Recently, I got a used Mac Mini from a friend; I decided to put it to good use as a media station in my living room, and it does indeed work pretty well (after fixing it up with codecs that are in use in the real world, but that’s not the topic of this article (-:).

One thing that I find very useful is the ability to import movie files (that one might download from the vast and unfriendly-to-copyright-holders internet, as described here for instance) into iTunes on my desktop mac and have the Front Row thing on the living room machine play them over the network. The steps one needs to take in order to get this working are many and tedious, and so I’ve created an AppleScript to do all the hard work for me.
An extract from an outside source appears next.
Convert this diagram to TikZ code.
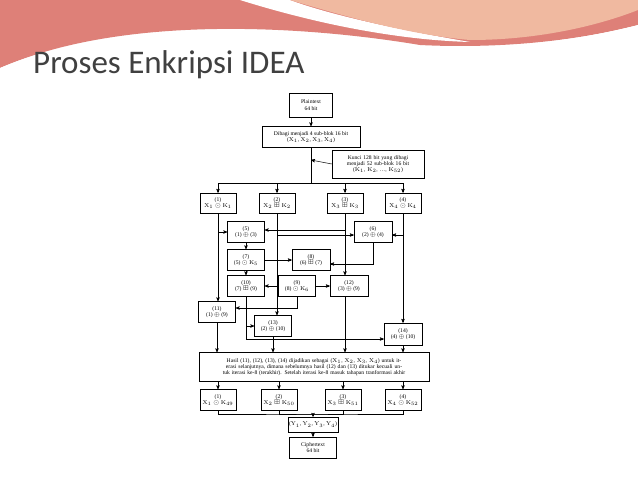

It:

  • Converts an .avi movie (they usually come encoded as DivX or Xvid) into a standalone .mov file using Quicktime Player (this doesn’t transcode),
  • extracts the Show name, Season, Episode number, Episode name from the file name via a friend’s service called “renamr” (a telnet 2.0 service, he calls it),
  • imports the file into iTunes, tags it nicely, and
  • cleans up after itself.

The files thus imported will pop up in the nicely remote-controllable interface, marked as “unwatched,” and wait for me to finally get some spare time to sit down and watch them. (Which might very well be after the WGA strike ends, so it all should work out nicely in the end.)

If you find yourself wishing for a similar solution, download this file, read the comments in the beginning, skip over the MIT-style licence, and read the code until you are convinced I’m not doing anything stupid or malicious. Then, have fun using it!